— Ай-яй-яй, какое непочтение к нашим родственникам, — раздался откуда-то сзади мягкий, укоряющий голос, — разве у советской девушки могут быть такие предрассудки?
Послышалось негромкое звяканье, потом негромкое шуршание. Кто-то сидел за столом позади нее, заставленный пробирками и колбами. Кто-то кого Наташа не могла видеть.
— Впрочем, вас сложно осуждать, — продолжал говорить этот некто, — увы, немногие настолько прониклись истинно революционным пониманием дарвинизма. Люди пренебрежительно относятся к нашим ближайшим родственникам по планете, а ведь у них, неиспорченных классовой борьбой и эксплуатацией, есть чему поучится.
Наташа вертела головой пытаясь разглядеть обладателя голоса, но без особых успехов.

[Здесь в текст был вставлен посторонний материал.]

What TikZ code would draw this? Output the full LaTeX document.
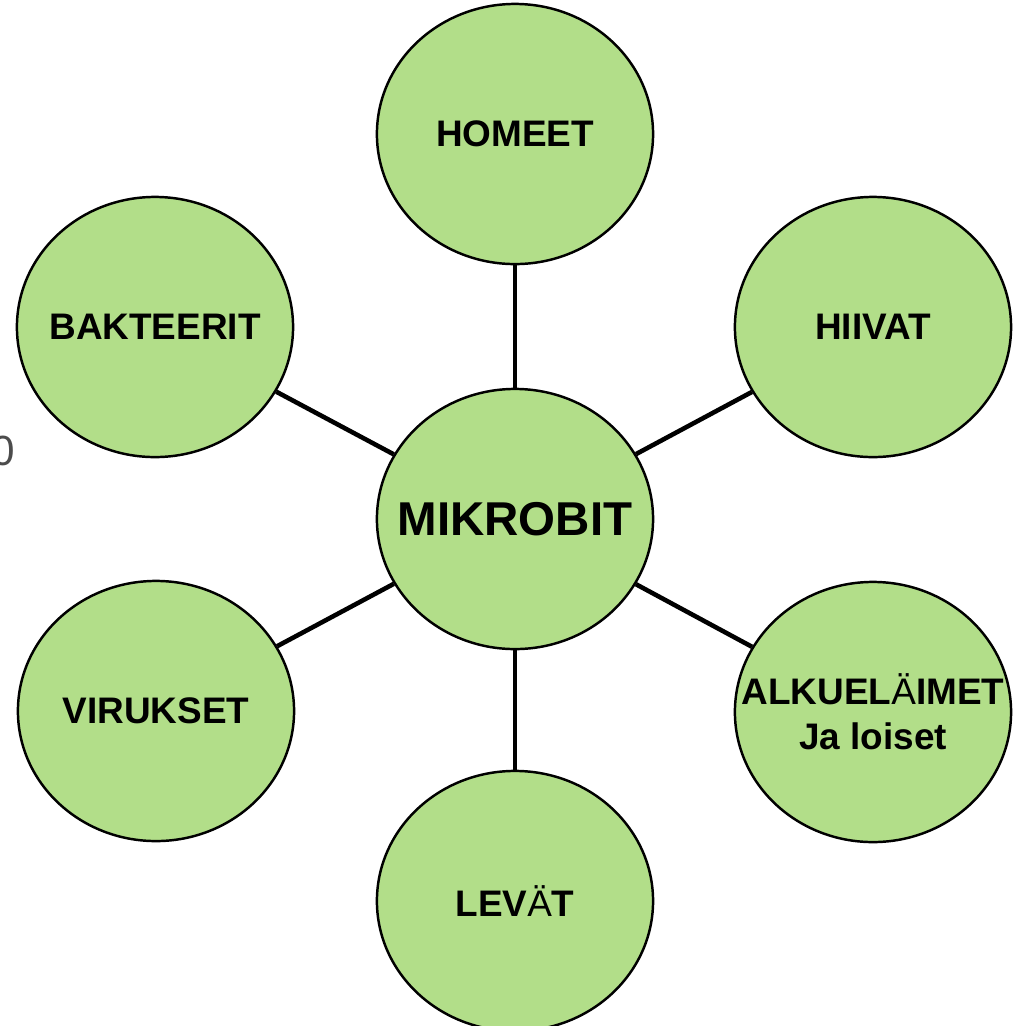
\documentclass[tikz,border=0pt]{standalone}
\usepackage{fontspec}
\setmainfont{Liberation Sans}
\usetikzlibrary{shapes.geometric}
\definecolor{leafgreen}{RGB}{178,222,137}
\newcommand{\nowidth}[1]{\makebox[0pt]{#1}}

\begin{document}
\begin{tikzpicture}[x=0.01cm, y=-0.01cm,
  bubble/.style={ellipse, draw, line width=0.7pt, fill=leafgreen,
    minimum width=2.76cm, minimum height=2.6cm, inner sep=0pt, align=center,
    font=\bfseries\fontsize{10.5}{12.7}\selectfont},
  spoke/.style={line width=1.3pt}]

\useasboundingbox (0,0) rectangle (1021,1026);

\node[text=black!70, font=\fontsize{12}{14}\selectfont] (stray) at (3,451) {0};

\node[bubble] (homeet) at (515,134) {\nowidth{HOMEET}};
\node[bubble] (bakteerit) at (155,327) {\nowidth{BAKTEERIT}};
\node[bubble] (hiivat) at (873,327) {\nowidth{HIIVAT}};
\node[bubble, font=\bfseries\fontsize{13.5}{16}\selectfont] (mikrobit) at (515,519) {\nowidth{MIKROBIT}};
\node[bubble] (virukset) at (156,711) {\nowidth{VIRUKSET}};
\node[bubble] (alkue) at (873,712) {\nowidth{ALKUEL{\mdseries Ä}IMET}\\\nowidth{Ja loiset}};
\node[bubble] (levat) at (515,901) {\nowidth{LEV{\mdseries Ä}T}};

\draw[spoke] (mikrobit) -- (homeet);
\draw[spoke] (mikrobit) -- (bakteerit);
\draw[spoke] (mikrobit) -- (hiivat);
\draw[spoke] (mikrobit) -- (virukset);
\draw[spoke] (mikrobit) -- (alkue);
\draw[spoke] (mikrobit) -- (levat);

\end{tikzpicture}
\end{document}
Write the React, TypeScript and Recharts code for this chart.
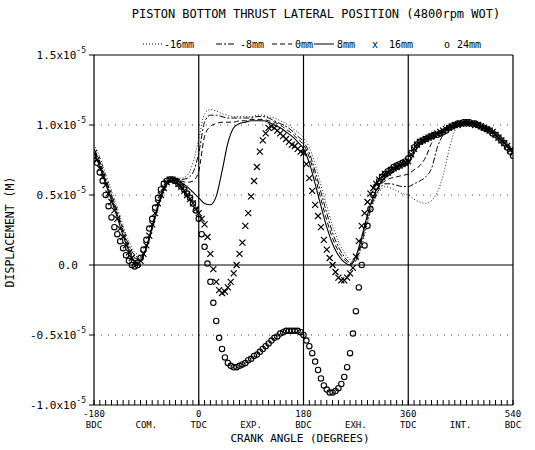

— Кто вы? — наконец произнесла она.
— Я? — послышался добродушный смешок, — моя личность не столь значительна, чтобы о ней стоило много говорить. Я лишь слуга Госпожи Науки, которому был предоставлен шанс перевернуть все представления человечества о мире да и о самом человеке тоже. Сказать по правде, я не очень верю в учение господина Маркса, но я благодарен советской власти за то, что она дала мне шанс отринуть замшелые предрассудки и нелепые запреты, дабы показать миру величие человеческого разума. Вы же сами врач, вы должны понимать.
Наташа по-прежнему крутила головой, хотя уже и поняла, что это бесполезно. Взгляд ее остановился на большом портрете висевшим над столами — человек с седым венцом волос на голове и с внимательно глядящими серо-голубыми глазами на тонком, худом лицестрого смотрел на Наташу. Где-то она уже видела этот пронзительный взгляд, эти внимательные глаза, в которых горел неутомимый пламень познания.
— Я вижу вас заинтересовал мой портрет, — сказал ее собеседник, — таким я, впрочем, был довольно давно. Еще когда в Африке добывал материал для опытов — кое-что от тех первых экспериментов, осталось со мной и сейчас — вернее кое-кто. Увы, в Африке мне пришлось свернуть деятельность, но к счастью, мне предоставили все возможности для работы тут. Проклятая болезнь чуть не вогнала меня в гроб, так что пришлось пойти на некоторые жертвы. Впрочем, наверное это и жертвой нельзя назвать — ведь опыт прошел удачно. Вы молоды, красивы и вам, наверное, покажется чрезмерной цена вопроса, но поверьте, когда старость начнет брать свое, вы подумаете иначе. У меня не было выбора — без инъекции определенной витальной силы, я бы умер в Казахстане. А так — получилось удачная инсценировка. Хотя в каком-то смысле ее тоже можно считать смертью. Смертью и воскресеньем.